Pensando o Estado para o futuro
A catástrofe de maio do ano passado foi grave. Em tempos de mudanças climáticas, nada impede que episódios semelhantes não ocorram novamente no Rio Grande do Sul. Em sua gestão à frente da Assembleia, o deputado Pepe Vargas colocou a sustentabilidade como principal frente de trabalho. Um dos exemplos está na realização do Fórum Democrático, com a realização de debates pelo Estado para tratar de temas como transição energética, cultura, meio ambiente e sociedade, e seminários regionais. Estes encontros são abertos ao público, que pode participar de forma presencial ou virtual.
“Em novembro, pretendemos concluir todo esse processo, produzindo um documento com diretrizes para o crescimento sustentável do Estado, onde obviamente teremos questões que serão de responsabilidade do Governo do Estado, outras do Governo Federal, e outras que poderão ter iniciativa da própria Assembleia. Mas a ideia é ter esse relatório para servir de insumo”, destaca.
A curto prazo, ele ressalta que é a hora de o Estado agir em melhorias no sistema de proteção contra enchentes nas bacias hidrográficas. “O Governo Federal destinou R$ 6,5 bilhões exclusivamente para este fim. O governo gaúcho não elaborou nada até agora, e este dinheiro está rendendo juros. Mas não era para render juros, e sim para se fazer obras.”

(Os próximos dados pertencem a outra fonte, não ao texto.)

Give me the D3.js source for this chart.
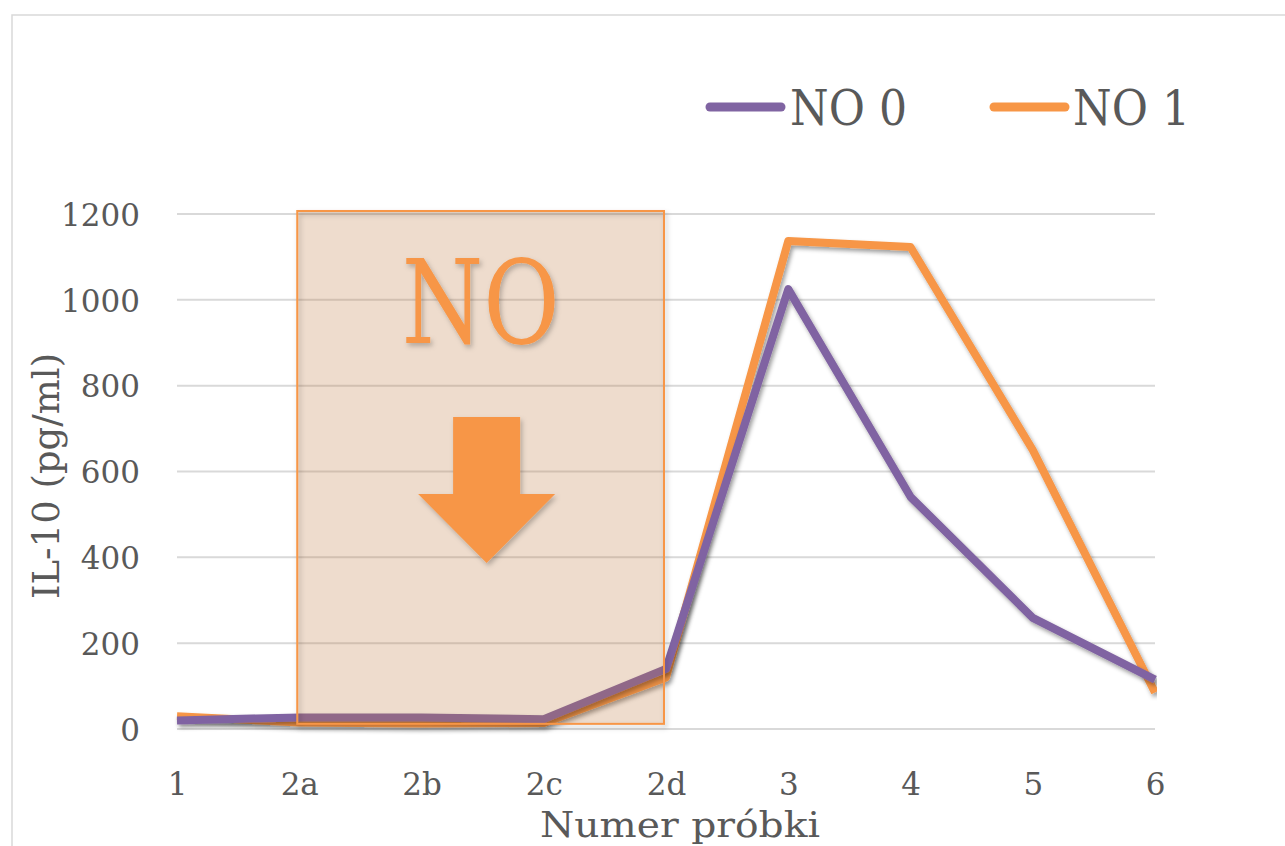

Além da contenção das cheias, Pepe Vargas lembra que o Estado também precisa investir em melhorias nas bacias hidrográficas. “A água que chega ao Rio Guaíba, aqui em Porto Alegre, passou por bacias como a dos rios Caí, dos Sinos, Taquari, Gravataí e Jacuí. Tem que discutir por todas as bacias hidrográficas. Tem que fazer um programa de recuperação de solos nas áreas de plantio, para que esse solo retenha a água da chuva, porque aí vai menos água para os rios. Tem que fazer as matas ciliares que precisam ser recuperadas. E tem que ouvir a ciência, as universidades, a Embrapa, a Emater. Não adianta só fazer obra de proteção”, frisa.